戦後になってから、日本の盆踊りは時季も日程も季節感もどんどん多様化してきています。
しかし、やっぱり盆踊りは「お盆」の行事です。お盆の時季が選ばれた理由があるはずです。ここでは、一番大きな時間的枠組みである「時季・季節」の整理を通じて、「なぜお盆に踊るのか」という問題に迫ってみました。

◆盆踊り=「お盆」=八月が中心

盆踊りはお盆の行事ですから、盆踊りの時期・季節もお盆の時季・季節に従うというのが常識的な判断です。現代の日本では「お盆=8月」というイメージが広く定着していますが、じっさい多くの盆踊りは8月に開催されています。これだけを見ると、ことさら取り上げるほどの話ではないようにも思われます。が、問題はそれほど単純ではありません。

◆3つの「お盆」問題

実は、日本の「お盆」の時季は一つだけだけではありません。現在日本列島には、明治期の新旧暦の切り替えの影響で3つのお盆の時期が見られるのです。

>現在一般的に見られる新暦8月15日ころの「八月盆(月遅れ盆とも言う)」以外にも、新暦7月15日前後の「七月盆」、そして旧暦の7月15日前後の「旧暦盆」などの時季があります※<<

現在も、全国的に有名な盆踊りで、七月盆や旧暦盆に開催されるものが見られます。お盆と盆踊りの時季は、意外に多様なのです。

 佃島盆踊りは七月盆
  <新暦7月15日ころ開催>

※なぜ3つに分かれたかは、

をご参照ください。

◆夏のイベントとしての盆踊り

近年は、しだいに「お盆」を重視する意識が薄れ、また夏の休暇取得時期の分散化も進んで、盆踊りの時期はさらなる「多様化」の時代を迎えています。
戦後に始まった新しい盆踊りなどでは、7月~8月の夏休み中の適当な時期に、土日のカレンダーも考慮し、地域の人々の都合を優先した日取りをとることが多く、盆踊りは夏のイベントとしての性格が強まっています。

いっぽう、伝承系の古い盆踊りにも影響が生じています。過疎化の進む地方の山村などでは、盆踊りや様々な盆行事をとりおこなうためには、なるべく多くの地元出身者に帰省してもらう必要があります。このため、みんなが帰省しやすい時期として、結局古い習慣を捨てて8月15日前後の時期を選ぶ地域も増えました。

「お盆」という時期的特性は、盆踊りという芸能のもっとも基本的な特性であるだけに、こうした時季の揺れや多様化の進行は、盆踊り文化の継承の上でけっこう根が深い問題といえます。

たのしい夏祭りの盆踊り
<藤沢市辻堂 01.08.04>

◆なぜ「お盆」に踊るのか

お盆と盆踊りの時季についてのこのような整理を踏まえて、「なぜ盆踊りはお盆に踊るのか」という理由をあらためて考えてみましょう。

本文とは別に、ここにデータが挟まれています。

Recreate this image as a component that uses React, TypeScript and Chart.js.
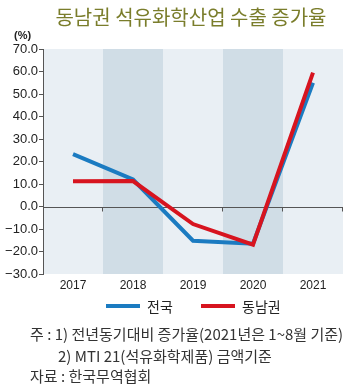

日本人にとって、夏は異界・他界との交流が盛んになる季節と考えられてきました※1。夏のピークであるとともに、秋への季節の変わり目である「お盆」は、さまざまな霊的存在=「精霊」(しょうりょう)が去来する時季であったのです。また、正月と七月を一年の前半と後半の節目とし、それぞれ先祖の霊が訪れる魂祭り(たままつり)の時季とする考え方も、古くからありました。

盆に訪れるとされる「精霊」の種類としては、①イエやムラの先祖の霊※2、 ②新盆の霊(新精霊)※3 、③無縁仏や餓鬼などの不成仏霊、の3つに分けて考えるのが一般的です。そして盆踊りは、これらの精霊の供養や鎮送とかかわる芸能と考えられるのです。

それぞれの精霊のタイプとの関係でいえば、①「お盆にはなつかしい祖先や身内の霊が戻って来るので、これを歓待するために踊る」②「まだ不安定な新盆の霊はしっかりと踊りで鎮魂する」③「望ましくない悪霊などは踊りで追い払う」、といった考え方になります。実際に踊り子に意識されているかどうかは別として、各地の盆踊りにはこうした考え方が単独で、あるいは重層して見受けられるようです。

こうした宗教民俗的な理由が、お盆に盆踊りを踊る文化の底流にあるものと考えられます。

※2 民俗学者柳田国男が 特に注目した。ただし、祖霊崇拝が庶民階級の「イエ」のレベルで広まるのは江戸時代以降と考えられます。

※3 さまざまな盆行事の中でもっとも重視されている対象は、この新精霊です。